> _Work instructions_:
All lines from the top of the records below through the line holding "skor_yticks = [0.0, 0.5, 1.0, 1.5, 2.0, 2.5, 3.0]", and only those, should be printed exactly, minus the pictures.

Charts and diagrams as code
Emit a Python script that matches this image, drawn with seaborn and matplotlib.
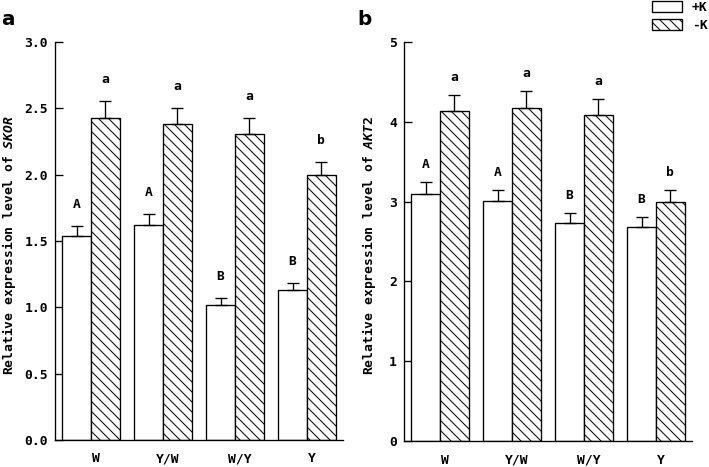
import matplotlib
matplotlib.use('Agg')
import matplotlib.pyplot as plt
import seaborn as sns
import pandas as pd
import numpy as np
from matplotlib.transforms import ScaledTranslation

# ---------------- data ----------------
genotypes = ['W', 'Y/W', 'W/Y', 'Y']
treatments = ['+K', '-K']

skor_plusK = [1.54, 1.62, 1.02, 1.13]
skor_plusK_err = [0.075, 0.08, 0.05, 0.055]
skor_minusK = [2.43, 2.38, 2.31, 1.995]
skor_minusK_err = [0.125, 0.123, 0.118, 0.098]
skor_letters_plusK = ['A', 'A', 'B', 'B']
skor_letters_minusK = ['a', 'a', 'a', 'b']
skor_yticks = [0.0, 0.5, 1.0, 1.5, 2.0, 2.5, 3.0]

akt2_plusK = [3.10, 3.01, 2.73, 2.68]
akt2_plusK_err = [0.15, 0.14, 0.13, 0.13]
akt2_minusK = [4.14, 4.17, 4.08, 3.00]
akt2_minusK_err = [0.20, 0.21, 0.20, 0.15]
akt2_letters_plusK = ['A', 'A', 'B', 'B']
akt2_letters_minusK = ['a', 'a', 'a', 'b']
akt2_yticks = [0, 1, 2, 3, 4, 5]

# ---------------- style ----------------
sns.set_theme(style='ticks')
MONO = 'DejaVu Sans Mono'
plt.rcParams['font.family'] = [MONO, 'DejaVu Sans']
plt.rcParams['font.weight'] = 'bold'
plt.rcParams['axes.labelweight'] = 'bold'
plt.rcParams['text.color'] = 'black'
plt.rcParams['axes.labelcolor'] = 'black'
plt.rcParams['mathtext.fontset'] = 'custom'
plt.rcParams['mathtext.it'] = 'DejaVu Sans Mono:italic:bold'
plt.rcParams['mathtext.rm'] = 'DejaVu Sans Mono:bold'
plt.rcParams['hatch.color'] = 'black'
plt.rcParams['hatch.linewidth'] = 0.6
plt.rcParams['axes.edgecolor'] = 'black'
plt.rcParams['axes.linewidth'] = 0.8

BS = chr(92)
HATCH = BS * 4

DPI = 120
fig = plt.figure(figsize=(709 / DPI, 467 / DPI), dpi=DPI)
W, H = 709, 467
ax1 = fig.add_axes([55 / W, 1 - 440 / H, 288 / W, 398 / H])
ax2 = fig.add_axes([404 / W, 1 - 441 / H, 288 / W, 399 / H])

FS = 7.8


def panel(ax, plus, plus_err, minus, minus_err, lp, lm, yticks, fmt, gene,
          letter_off, label_x):
    df = pd.DataFrame({
        'genotype': genotypes * 2,
        'treatment': [treatments[0]] * len(genotypes) + [treatments[1]] * len(genotypes),
        'value': list(plus) + list(minus),
    })
    sns.barplot(data=df, x='genotype', y='value', hue='treatment',
                order=genotypes, hue_order=treatments,
                palette=['white', 'white'], saturation=1,
                edgecolor='black', linewidth=0.8, errorbar=None,
                width=0.8, ax=ax, legend=False)
    for p in ax.containers[1].patches:
        p.set_hatch(HATCH)
    for cont, vals, errs, letters in zip(ax.containers, [plus, minus],
                                         [plus_err, minus_err], [lp, lm]):
        xs = [p.get_x() + p.get_width() / 2 for p in cont.patches]
        ax.errorbar(xs, vals, yerr=[np.zeros(len(errs)), errs], fmt='none',
                    ecolor='black', elinewidth=0.8, capsize=3.6,
                    capthick=0.8, zorder=3)
        for x, v, e, t in zip(xs, vals, errs, letters):
            ax.annotate(t, (x, v + e), xytext=(0, letter_off),
                        textcoords='offset points', ha='center', va='bottom',
                        fontsize=FS, fontweight='bold', family=MONO,
                        color='black')
    ax.set_xlim(-0.5, 3.5)
    ax.set_ylim(yticks[0], yticks[-1])
    ax.set_yticks(yticks)
    ax.set_yticklabels([fmt.format(t) for t in yticks])
    ax.set_xlabel('')
    ax.set_ylabel('Relative expression level of $' + BS + 'mathit{' + gene + '}$',
                  fontsize=FS, fontweight='bold', color='black')
    ax.yaxis.set_label_coords(label_x, 0.49)
    sns.despine(ax=ax)
    ax.tick_params(axis='y', direction='in', length=4.8, width=0.8, pad=4.2,
                   labelsize=FS, colors='black')
    ax.tick_params(axis='x', length=0, pad=7.5, labelsize=FS, colors='black')
    off = ScaledTranslation(3 / 72, 0, fig.dpi_scale_trans)
    for lab in ax.get_xticklabels():
        lab.set_transform(lab.get_transform() + off)
        lab.set_fontweight('bold')
    for lab in ax.get_yticklabels():
        lab.set_fontweight('bold')


panel(ax1, skor_plusK, skor_plusK_err, skor_minusK, skor_minusK_err,
      skor_letters_plusK, skor_letters_minusK, skor_yticks, '{:.1f}', 'SKOR',
      9.0, -0.13)
panel(ax2, akt2_plusK, akt2_plusK_err, akt2_minusK, akt2_minusK_err,
      akt2_letters_plusK, akt2_letters_minusK, akt2_yticks, '{:d}', 'AKT2',
      6.6, -0.092)

fig.text(1 / W, 1 - 25 / H, 'a', fontsize=12, fontweight='bold',
         family='DejaVu Sans', va='baseline', ha='left', color='black')
fig.text(357 / W, 1 - 25 / H, 'b', fontsize=12, fontweight='bold',
         family='DejaVu Sans', va='baseline', ha='left', color='black')

handles = [ax2.containers[0].patches[0], ax2.containers[1].patches[0]]
leg = fig.legend(handles=handles, labels=treatments, loc='upper left',
                 bbox_to_anchor=(651 / W, 1.0), frameon=False,
                 fontsize=FS, handlelength=2.3, handleheight=0.9,
                 handletextpad=0.75, labelspacing=0.35, borderpad=0.1,
                 borderaxespad=0)
for t in leg.get_texts():
    t.set_fontweight('bold')
    t.set_color('black')

fig.savefig('out.png', dpi=DPI)
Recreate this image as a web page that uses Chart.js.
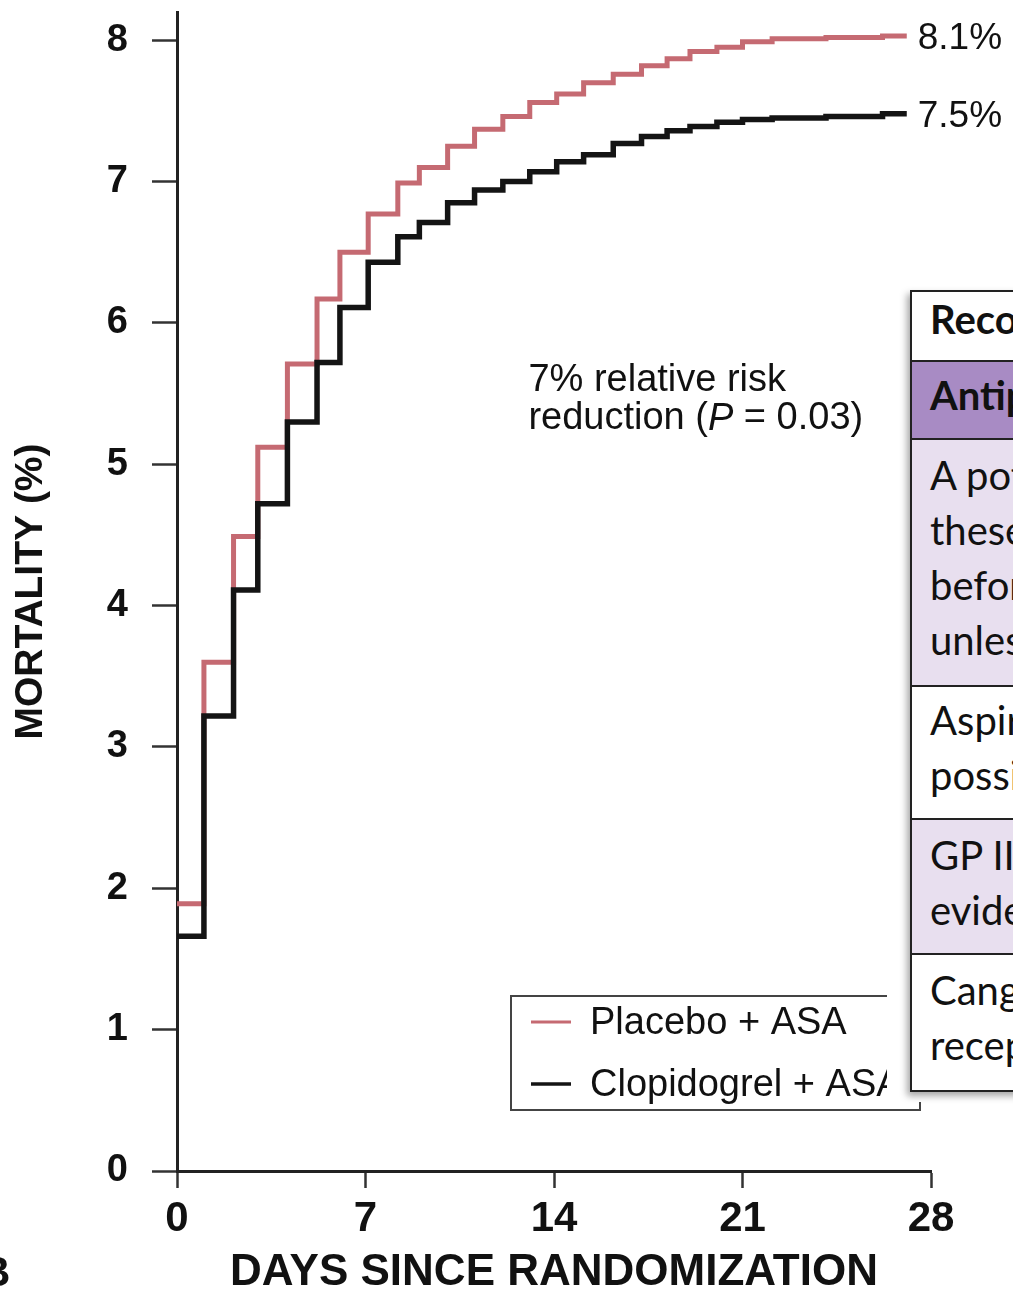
<!DOCTYPE html>
<html>
<head>
<meta charset="utf-8">
<script src="https://cdn.jsdelivr.net/npm/chart.js@4.4.1/dist/chart.umd.min.js"></script>
<style>
html,body{margin:0;padding:0;background:#fff;overflow:hidden;width:1013px;height:1289px;}
#wrap{position:absolute;left:0;top:0;width:1013px;height:1289px;}
#panel{position:absolute;left:-20px;top:1248px;font:bold 42px "Liberation Sans",Arial,sans-serif;color:#111;}
#tbl{position:absolute;left:887px;top:284px;width:400px;height:818px;background:#fff;overflow:visible;}
#tbl .t{position:absolute;left:23px;top:6px;width:360px;border-left:2px solid #222;border-top:2px solid #222;box-shadow:-3px 4px 7px rgba(0,0,0,0.35);font-family:Lato,"Open Sans",sans-serif;font-size:40px;color:#111;}
#tbl .r{box-sizing:border-box;border-bottom:2px solid #222;padding-left:18px;line-height:55px;white-space:nowrap;overflow:hidden;}
</style>
</head>
<body>
<div id="wrap"><canvas id="c" width="1013" height="1289"></canvas></div>
<div id="panel">B</div>
<div id="tbl"><div class="t">
  <div class="r" style="height:70px;padding-top:0px;font-weight:bold;background:#fff;">Recommendations</div>
  <div class="r" style="height:78px;padding-top:6px;font-weight:bold;background:#a88bc4;">Antiplatelet therapy</div>
  <div class="r" style="height:247px;padding-top:8px;background:#e8dfef;">A potent P2Y12 inhibitor<br>these patients<br>before or at the time<br>unless contraindicated</div>
  <div class="r" style="height:133px;padding-top:6px;background:#fff;">Aspirin is recommended<br>possible</div>
  <div class="r" style="height:135px;padding-top:8px;background:#e8dfef;">GP IIb/IIIa inhibitors<br>evidence of no-reflow</div>
  <div class="r" style="height:137px;padding-top:8px;background:#fff;">Cangrelor may be<br>receptor inhibitors</div>
</div></div>
<script>
// ---- data ----
const stepDays      = [0, 1, 2.1, 3, 4.1, 5.2, 6.05, 7.1, 8.2, 9.0, 10.05, 11.05, 12.1, 13.1, 14.1, 15.1, 16.2, 17.25, 18.2, 19.05, 20.05, 21.0, 22.1, 24.1, 26.2, 27.1];
const placeboASA    = [1.89, 3.60, 4.49, 5.12, 5.71, 6.17, 6.50, 6.77, 6.99, 7.10, 7.25, 7.37, 7.46, 7.56, 7.62, 7.70, 7.76, 7.82, 7.87, 7.92, 7.95, 7.99, 8.01, 8.02, 8.03, 8.03];
const clopidogrelASA= [1.66, 3.22, 4.11, 4.72, 5.30, 5.72, 6.11, 6.43, 6.61, 6.71, 6.85, 6.94, 7.00, 7.07, 7.14, 7.19, 7.27, 7.32, 7.36, 7.39, 7.42, 7.44, 7.45, 7.46, 7.48, 7.48];
const seriesNames   = ["Placebo + ASA", "Clopidogrel + ASA"];
const endLabels     = ["8.1%", "7.5%"];
const xTicks        = [0, 7, 14, 21, 28];
const yTicks        = [0, 1, 2, 3, 4, 5, 6, 7, 8];
const xTitle        = "DAYS SINCE RANDOMIZATION";
const yTitle        = "MORTALITY (%)";
const noteLine1     = "7% relative risk";
const noteLine2     = ["reduction (", "P", " = 0.03)"];

const RED = "#c56a72", BLACK = "#141414";
const toPts = vals => stepDays.map((d, i) => ({x: d, y: vals[i]}));

const annot = {
  id: 'annot',
  afterDatasetsDraw(chart) {
    const {ctx, scales: {x, y}} = chart;
    ctx.save();
    ctx.fillStyle = "#111";
    ctx.textBaseline = "middle";
    ctx.textAlign = "left";
    ctx.font = '37px "Liberation Sans", Arial, sans-serif';
    const lastX = x.getPixelForValue(stepDays[stepDays.length - 1]);
    ctx.fillText(endLabels[0], lastX + 11, y.getPixelForValue(placeboASA[placeboASA.length - 1]) + 3);
    ctx.fillText(endLabels[1], lastX + 11, y.getPixelForValue(clopidogrelASA[clopidogrelASA.length - 1]) + 3);
    // note
    const f = '38px "Liberation Sans", Arial, sans-serif';
    ctx.font = f;
    const nx = x.getPixelForValue(13.05);
    ctx.fillText(noteLine1, nx, 381);
    let cx = nx;
    ctx.fillText(noteLine2[0], cx, 419); cx += ctx.measureText(noteLine2[0]).width;
    ctx.font = 'italic ' + f;
    ctx.fillText(noteLine2[1], cx, 419); cx += ctx.measureText(noteLine2[1]).width;
    ctx.font = f;
    ctx.fillText(noteLine2[2], cx, 419);
    // legend box
    ctx.strokeStyle = "#444"; ctx.lineWidth = 2;
    ctx.strokeRect(511, 996, 409, 114);
    const rows = [[RED, 3, 1022, seriesNames[0]], [BLACK, 3.5, 1084, seriesNames[1]]];
    ctx.font = '38px "Liberation Sans", Arial, sans-serif';
    for (const [col, w, yy, txt] of rows) {
      ctx.strokeStyle = col; ctx.lineWidth = w;
      ctx.beginPath(); ctx.moveTo(531, yy); ctx.lineTo(571, yy); ctx.stroke();
      ctx.fillStyle = "#111";
      ctx.fillText(txt, 590, yy + 2);
    }
    ctx.restore();
  }
};

new Chart(document.getElementById('c'), {
  type: 'line',
  data: {
    datasets: [
      {label: seriesNames[1], data: toPts(clopidogrelASA), borderColor: BLACK, borderWidth: 5.5, stepped: true, pointRadius: 0, fill: false},
      {label: seriesNames[0], data: toPts(placeboASA), borderColor: RED, borderWidth: 5, stepped: true, pointRadius: 0, fill: false}
    ]
  },
  options: {
    responsive: false,
    animation: false,
    devicePixelRatio: 1,
    layout: {padding: {top: 12, right: 82, bottom: 0, left: 0}},
    plugins: {legend: {display: false}, tooltip: {enabled: false}},
    scales: {
      x: {
        type: 'linear', min: 0, max: 28,
        afterBuildTicks: s => { s.ticks = xTicks.map(v => ({value: v})); },
        afterFit: s => { s.height = 118; s.paddingLeft = 0; s.paddingRight = 0; },
        ticks: {color: "#111", padding: 6, maxRotation: 0, autoSkip: false,
          font: {family: '"Liberation Sans", Arial', weight: 'bold', size: 42}},
        grid: {drawOnChartArea: false, drawTicks: true, tickLength: 17, tickWidth: 2.5, tickColor: "#333"},
        border: {display: true, width: 3, color: "#222"},
        title: {display: true, text: xTitle, color: "#111", padding: 0,
          font: {family: '"Liberation Sans", Arial', weight: 'bold', size: 44, lineHeight: 0.75}}
      },
      y: {
        type: 'linear', min: 0, max: 8.2,
        afterBuildTicks: s => { s.ticks = yTicks.map(v => ({value: v})); },
        afterFit: s => { s.width = 177; s.paddingTop = 0; s.paddingBottom = 0; },
        ticks: {color: "#111", padding: 24,
          font: {family: '"Liberation Sans", Arial', weight: 'bold', size: 38}},
        grid: {drawOnChartArea: false, drawTicks: true, tickLength: 25, tickWidth: 2.5, tickColor: "#333"},
        border: {display: true, width: 3, color: "#222"},
        title: {display: true, text: yTitle, color: "#111", padding: {top: 8, bottom: 0},
          font: {family: '"Liberation Sans", Arial', weight: 'bold', size: 39, lineHeight: 1.2}}
      }
    }
  },
  plugins: [annot]
});
</script>
</body>
</html>
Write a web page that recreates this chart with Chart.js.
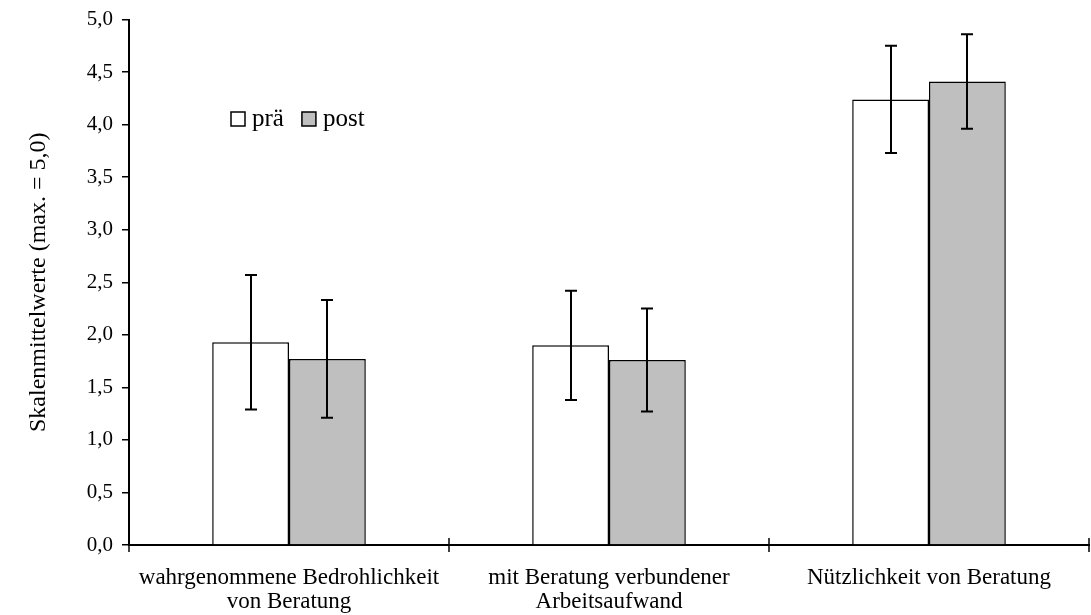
<!DOCTYPE html>
<html>
<head>
<meta charset="utf-8">
<script src="https://cdn.jsdelivr.net/npm/chart.js@4/dist/chart.umd.min.js"></script>
<style>
  html, body { margin: 0; padding: 0; background: #ffffff; }
  #wrap { width: 1091px; height: 615px; }
</style>
</head>
<body>
<div id="wrap"><canvas id="c" width="1091" height="615"></canvas></div>
<script>
const categories = [
  ["wahrgenommene Bedrohlichkeit", "von Beratung"],
  ["mit Beratung verbundener", "Arbeitsaufwand"],
  "Nützlichkeit von Beratung"
];
const seriesLabels = ["prä", "post"];
const praeMeans = [1.93, 1.90, 4.24];
const praeSD    = [0.64, 0.52, 0.51];
const postMeans = [1.77, 1.76, 4.41];
const postSD    = [0.56, 0.49, 0.45];
const yTickMin = 0, yTickMax = 5, yTickStep = 0.5;

const FONT = "'Liberation Serif', 'Times New Roman', serif";

const errorBarPlugin = {
  id: 'errorBars',
  afterDatasetsDraw(chart) {
    const ctx = chart.ctx;
    const y = chart.scales.y;
    ctx.save();
    ctx.strokeStyle = '#000';
    ctx.lineWidth = 2;
    chart.data.datasets.forEach((ds, i) => {
      const meta = chart.getDatasetMeta(i);
      meta.data.forEach((bar, j) => {
        const m = ds.data[j], s = ds.sd[j];
        const x = Math.round(bar.x);
        const yt = y.getPixelForValue(m + s);
        const yb = y.getPixelForValue(m - s);
        ctx.beginPath();
        ctx.moveTo(x, yt); ctx.lineTo(x, yb);
        ctx.moveTo(x - 6, yt); ctx.lineTo(x + 6, yt);
        ctx.moveTo(x - 6, yb); ctx.lineTo(x + 6, yb);
        ctx.stroke();
      });
    });
    ctx.restore();
  }
};

const crossTickPlugin = {
  id: 'crossTicks',
  afterDraw(chart) {
    const ctx = chart.ctx;
    const xs = chart.scales.x;
    const y0 = chart.chartArea.bottom;
    ctx.save();
    ctx.strokeStyle = '#000';
    ctx.lineWidth = 1.5;
    for (let i = 0; i <= categories.length; i++) {
      const px = Math.round(xs.getPixelForValue(i - 0.5));
      ctx.beginPath();
      ctx.moveTo(px, y0 - 7);
      ctx.lineTo(px, y0 + 7);
      ctx.stroke();
    }
    ctx.restore();
  }
};

const legendPlugin = {
  id: 'innerLegend',
  afterDraw(chart) {
    const ctx = chart.ctx;
    ctx.save();
    ctx.font = "25px " + FONT;
    ctx.textBaseline = 'middle';
    let x = 231;
    const yc = 119;
    chart.data.datasets.forEach((ds) => {
      ctx.fillStyle = ds.backgroundColor;
      ctx.fillRect(x, yc - 7, 14, 14);
      ctx.strokeStyle = '#000';
      ctx.lineWidth = 1.5;
      ctx.strokeRect(x, yc - 7, 14, 14);
      ctx.fillStyle = '#000';
      ctx.fillText(ds.label, x + 21, yc);
      x += 21 + ctx.measureText(ds.label).width + 18;
    });
    ctx.restore();
  }
};

new Chart(document.getElementById('c'), {
  type: 'bar',
  data: {
    labels: categories,
    datasets: [
      { label: seriesLabels[0], data: praeMeans, sd: praeSD,
        backgroundColor: '#ffffff', borderColor: '#000', borderWidth: 1.5 },
      { label: seriesLabels[1], data: postMeans, sd: postSD,
        backgroundColor: '#bfbfbf', borderColor: '#000', borderWidth: 1.5 }
    ]
  },
  options: {
    responsive: false,
    animation: false,
    devicePixelRatio: 1,
    layout: { padding: { top: 0, right: 2, left: 0, bottom: 0 } },
    datasets: { bar: { barPercentage: 1.0, categoryPercentage: 0.48 } },
    plugins: { legend: { display: false }, tooltip: { enabled: false } },
    scales: {
      x: {
        grid: { display: false, offset: true },
        border: { color: '#000', width: 2 },
        ticks: { color: '#000', font: { family: FONT, size: 23, lineHeight: 1.05 }, padding: 13, maxRotation: 0, autoSkip: false },
        afterFit(scale) { scale.height = 70; }
      },
      y: {
        min: yTickMin, max: yTickMax,
        grid: { display: true, drawOnChartArea: false, drawTicks: true, tickLength: 7, color: '#000', lineWidth: 1.5 },
        border: { color: '#000', width: 2 },
        ticks: {
          stepSize: yTickStep, color: '#000', padding: 9,
          font: { family: FONT, size: 21, lineHeight: 1.0 },
          callback: (v) => Number(v).toFixed(1).replace('.', ',')
        },
        title: { display: true, text: 'Skalenmittelwerte (max. = 5,0)', color: '#000',
                 font: { family: FONT, size: 24 }, padding: { top: 24, bottom: 0 } },
        afterFit(scale) { scale.width = 129; }
      }
    }
  },
  plugins: [errorBarPlugin, crossTickPlugin, legendPlugin]
});
</script>
</body>
</html>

> _Result of the exercise_:
Emit a Python script that matches this image, drawn with seaborn and matplotlib.
import matplotlib
matplotlib.use('Agg')
import matplotlib.pyplot as plt
import seaborn as sns
import pandas as pd
import numpy as np
from matplotlib.transforms import ScaledTranslation

# ---------------- data ----------------
genotypes = ['W', 'Y/W', 'W/Y', 'Y']
treatments = ['+K', '-K']

skor_plusK = [1.54, 1.62, 1.02, 1.13]
skor_plusK_err = [0.075, 0.08, 0.05, 0.055]
skor_minusK = [2.43, 2.38, 2.31, 1.995]
skor_minusK_err = [0.125, 0.123, 0.118, 0.098]
skor_letters_plusK = ['A', 'A', 'B', 'B']
skor_letters_minusK = ['a', 'a', 'a', 'b']
skor_yticks = [0.0, 0.5, 1.0, 1.5, 2.0, 2.5, 3.0]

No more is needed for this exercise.